Photo: Shakira Robinson and Jonisha Foles
The raid Haynes is referring to took place in June of 2014 and was one of the largest police raids in American history. Over 100 alleged gang members from Grant and Manhattanville houses were taken into custody. Some were guilty of nothing more than sending a threatening Facebook message. Others would be put on trial for murder. Several kids the trio had already been speaking to were arrested. One of them was Brockington’s son — the man who killed Murphy’s daughter — but that didn’t make the raid any easier for Murphy to watch. You’d have a hard time convincing any of them that handcuffs and prison sentences are going to fix the problem.
While Police Commissioner Bill Bratton hailed the raid as a success, boasting that anyone who chooses “this lifestyle” will “suffer the same fate as these individuals,” members of the community mourned.
Within three years of being released, more than two-thirds of prisoners are re-arrested.
“They say they're teaching the kids a lesson but to me they aren't teaching them anything,” Brockington, who had two sons caught up in the raid, tells me. “Some come out better, some come out worse.”
And she’s right. Within three years of being released, more than two-thirds of prisoners are re-arrested, according to the Bureau of Justice Statistics. That should be enough to give anyone pause.

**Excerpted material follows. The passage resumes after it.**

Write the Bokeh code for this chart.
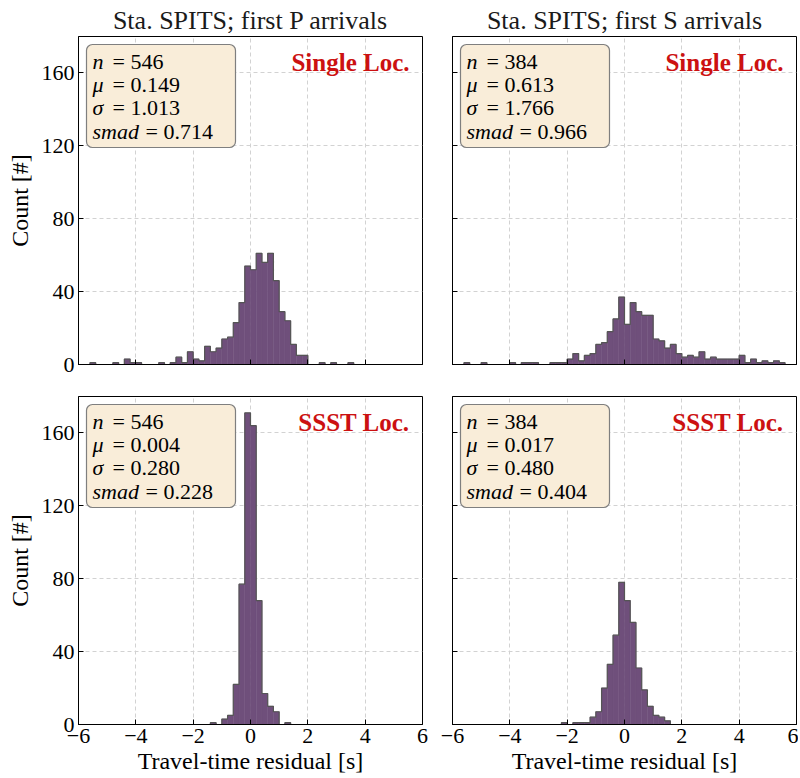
import numpy as np
from bokeh.plotting import figure
from bokeh.models import (FixedTicker, Label, BoxAnnotation, Range1d,
                          CustomJSTickFormatter)
from bokeh.layouts import column, row
from bokeh.embed import file_html
from bokeh.resources import INLINE

# ---------------- data ----------------
bin_start = -6.0
bin_width = 0.2
n_bins = 60

counts_p_single = [0, 0, 1, 0, 0, 0, 1, 0, 3, 1,
                   1, 0, 0, 0, 1, 0, 1, 4, 1, 7,
                   3, 2, 10, 7, 9, 14, 15, 23, 34, 54,
                   52, 61, 56, 61, 46, 29, 24, 11, 5, 5,
                   0, 0, 1, 0, 1, 0, 0, 1, 0, 0,
                   0, 0, 0, 0, 0, 0, 0, 0, 0, 0]
counts_s_single = [0, 0, 1, 0, 0, 1, 0, 0, 0, 0,
                   1, 0, 1, 1, 1, 0, 0, 1, 1, 1,
                   3, 6, 2, 5, 6, 11, 12, 18, 25, 37,
                   22, 34, 29, 27, 27, 14, 13, 9, 11, 6,
                   4, 5, 4, 7, 3, 4, 3, 3, 3, 3,
                   5, 1, 3, 1, 2, 1, 2, 1, 0, 0]
counts_p_ssst = [0, 0, 0, 0, 0, 0, 0, 0, 0, 0,
                 0, 0, 0, 0, 0, 0, 0, 0, 0, 0,
                 0, 0, 0, 1, 0, 3, 5, 22, 77, 171,
                 164, 68, 17, 10, 7, 0, 1, 0, 0, 0,
                 0, 0, 0, 0, 0, 0, 0, 0, 0, 0,
                 0, 0, 0, 0, 0, 0, 0, 0, 0, 0]
counts_s_ssst = [0, 0, 0, 0, 0, 0, 0, 0, 0, 0,
                 0, 0, 0, 0, 0, 0, 0, 0, 0, 1,
                 0, 1, 1, 1, 4, 7, 20, 33, 49, 78,
                 68, 56, 31, 19, 10, 5, 4, 2, 0, 0,
                 0, 0, 0, 0, 0, 0, 0, 0, 0, 0,
                 0, 0, 0, 0, 0, 0, 0, 0, 0, 0]

titles = ["Sta. SPITS; first P arrivals", "Sta. SPITS; first S arrivals"]
method_labels = ["Single Loc.", "Single Loc.", "SSST Loc.", "SSST Loc."]
stat_n = [546, 384, 546, 384]
stat_mu = [0.149, 0.613, 0.004, 0.017]
stat_sigma = [1.013, 1.766, 0.280, 0.480]
stat_smad = [0.714, 0.966, 0.228, 0.404]

x_ticks = [-6, -4, -2, 0, 2, 4, 6]
y_ticks = [0, 40, 80, 120, 160]
x_label = "Travel-time residual [s]"
y_label = "Count [#]"

# ---------------- style ----------------
FONT = "Liberation Serif"
BAR = "#6f4f7b"
EDGE = "#555555"
BOX_FILL = "#f9edd9"
RED = "#cc1111"
FRAME_W = 344
FRAME_H = 328

minus_fmt = CustomJSTickFormatter(
    code="return tick < 0 ? '\\u2212' + Math.abs(tick) : String(tick);")


def panel(idx, counts, left_col, top_row):
    mb_left = 78 if left_col else 22
    mb_right = 8 if left_col else 2
    mb_top = 36 if top_row else 16
    mb_bottom = 16 if top_row else 52
    p = figure(width=mb_left + FRAME_W + mb_right,
               height=mb_top + FRAME_H + mb_bottom,
               x_range=Range1d(-6, 6), y_range=Range1d(0, 180),
               output_backend="svg", toolbar_location=None, tools="",
               min_border_left=mb_left, min_border_right=mb_right,
               min_border_top=mb_top, min_border_bottom=mb_bottom,
               title=titles[0 if left_col else 1] if top_row else None)
    p.background_fill_color = "white"
    p.border_fill_color = "white"
    p.outline_line_color = "black"
    p.outline_line_width = 1
    p.outline_line_alpha = 1

    if top_row:
        p.title.text_font = FONT
        p.title.text_font_size = "26px"
        p.title.text_font_style = "normal"
        p.title.text_color = "#1a1a1a"
        p.title.align = "center"
        p.title.standoff = 3

    edges = bin_start + bin_width * np.arange(n_bins + 1)
    p.quad(left=edges[:-1], right=edges[1:], top=counts, bottom=0,
           fill_color=BAR, line_color=BAR, line_width=0.5)
    p.step(x=edges, y=list(counts) + [0], mode="after",
           line_color=EDGE, line_width=1.2)

    for ax in (p.xaxis[0], p.yaxis[0]):
        ax.axis_line_color = "black"
        ax.axis_line_width = 1
        ax.major_tick_in = 5
        ax.major_tick_out = 0
        ax.major_tick_line_color = "black"
        ax.minor_tick_line_color = None
        ax.major_label_text_font = FONT
        ax.major_label_text_font_size = "22px"
        ax.major_label_text_color = "black"
        ax.major_label_standoff = 4
        ax.axis_label_text_font = FONT
        ax.axis_label_text_font_size = "24px"
        ax.axis_label_text_font_style = "normal"
        ax.axis_label_text_color = "black"
        ax.axis_label_standoff = 2
    p.yaxis.axis_label_standoff = 6
    p.xaxis.ticker = FixedTicker(ticks=x_ticks)
    p.yaxis.ticker = FixedTicker(ticks=y_ticks)
    p.xaxis.formatter = minus_fmt
    if top_row:
        p.xaxis.major_label_text_font_size = "0px"
        p.xaxis.major_label_text_color = None
        p.xaxis.major_label_standoff = 0
    else:
        p.xaxis.axis_label = x_label
    if left_col:
        p.yaxis.axis_label = y_label
    else:
        p.yaxis.major_label_text_font_size = "0px"
        p.yaxis.major_label_text_color = None
        p.yaxis.major_label_standoff = 0

    p.xgrid.ticker = FixedTicker(ticks=x_ticks)
    p.ygrid.ticker = FixedTicker(ticks=y_ticks)
    for g in (p.xgrid[0], p.ygrid[0]):
        g.grid_line_color = "#d2d2d2"
        g.grid_line_dash = "4 3"
        g.grid_line_width = 1

    # stats box
    p.add_layout(BoxAnnotation(left=8, right=157, top=FRAME_H - 8,
                               bottom=FRAME_H - 111,
                               left_units="screen", right_units="screen",
                               top_units="screen", bottom_units="screen",
                               fill_color=BOX_FILL, fill_alpha=1,
                               line_color="#7f7f7f", line_alpha=1,
                               line_width=1.2, border_radius=6))
    rows = [("n", f"= {stat_n[idx]}", 34),
            ("\u03bc", f"= {stat_mu[idx]:.3f}", 34),
            ("\u03c3", f"= {stat_sigma[idx]:.3f}", 34),
            ("smad", f"= {stat_smad[idx]:.3f}", 67)]
    for r, (var, val, xeq) in enumerate(rows):
        yc = FRAME_H - (24.5 + 23.4 * r)
        p.add_layout(Label(x=14, y=yc, x_units="screen", y_units="screen",
                           text=var, text_font=FONT, text_font_size="22px",
                           text_font_style="italic", text_color="black",
                           text_baseline="middle", text_align="left"))
        p.add_layout(Label(x=xeq, y=yc, x_units="screen", y_units="screen",
                           text=val, text_font=FONT, text_font_size="22px",
                           text_color="black",
                           text_baseline="middle", text_align="left"))
    p.add_layout(Label(x=FRAME_W - 13, y=FRAME_H - 26,
                       x_units="screen", y_units="screen",
                       text=method_labels[idx], text_font=FONT,
                       text_font_size="25px", text_font_style="bold",
                       text_color=RED, text_baseline="middle",
                       text_align="right"))
    return p


p1 = panel(0, counts_p_single, True, True)
p2 = panel(1, counts_s_single, False, True)
p3 = panel(2, counts_p_ssst, True, False)
p4 = panel(3, counts_s_ssst, False, False)

layout = column(row(p1, p2), row(p3, p4))
open("out.html", "w").write(file_html(layout, INLINE))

Since they can’t stop the police from enforcing the law, they’re doing their best to encourage kids in the neighborhood to get their act together. So far, Murphy, Haynes and Brockington are off to a good start. In addition to bringing older teens together like they did on the night I met them, the group has already secured a space for the crisis center on Old Broadway, just north of 125th street, paid for by an anonymous donor. (All Murphy knows is it was an elderly woman who'd heard about their work.) They have also received a donation of 20 computers and opened up a dialogue with police in the 26th precinct — all in their free time, on a volunteer basis.
Photo: Rachel Thomas
"They can talk to young people in a way that no one else can, in a way the police can't, in a way the local council member can't," New York City Councilmen Mark Levine says of the trio's work. "They have unique credibility and it makes their work essential."
Levine believes that help from within the community is a necessary step toward ending the violence, and he has pledged to help the non-profit crisis center get up and running.
"They're at the early stages," Levine says. "They're off to a great start, but there is a lot of work ahead in building a thriving non-profit. I'm confident they're going to get there and I want to support them."
Even students from nearby Columbia University have stepped up, rallying publicly for government support in the community, attending Murphy's speeches at the University, and sending student journalists to events like the meet-up I witnessed.
"I love them young people man," Murphy tells me. "Very sharp minds, they're starting to realize it's not always a black or white thing, latino or oriental thing, it's more of a classism thing. The haves or have nots. Poverty and violence go hand in hand; take away the poverty and you take away the violence. Both are man made. There are enough resources for everyone."
Photo: Shakira Robinson and Jonisha Foles
At the end of the night, Murphy and Haynes notice a 26th Precinct police vehicle across the street that has been watching them for some time. Murphy worries aloud that having the cops there, or the threat of another raid, could make getting the kids together a lot harder.
That's not to say anyone expects the police to change their tune. He just hopes they'll let him do his job as well.
"Their job is to get arrests," Murphy says. "I don't fault them for their job, but my job is to make sure they don't get that many arrests. We're hustling peace."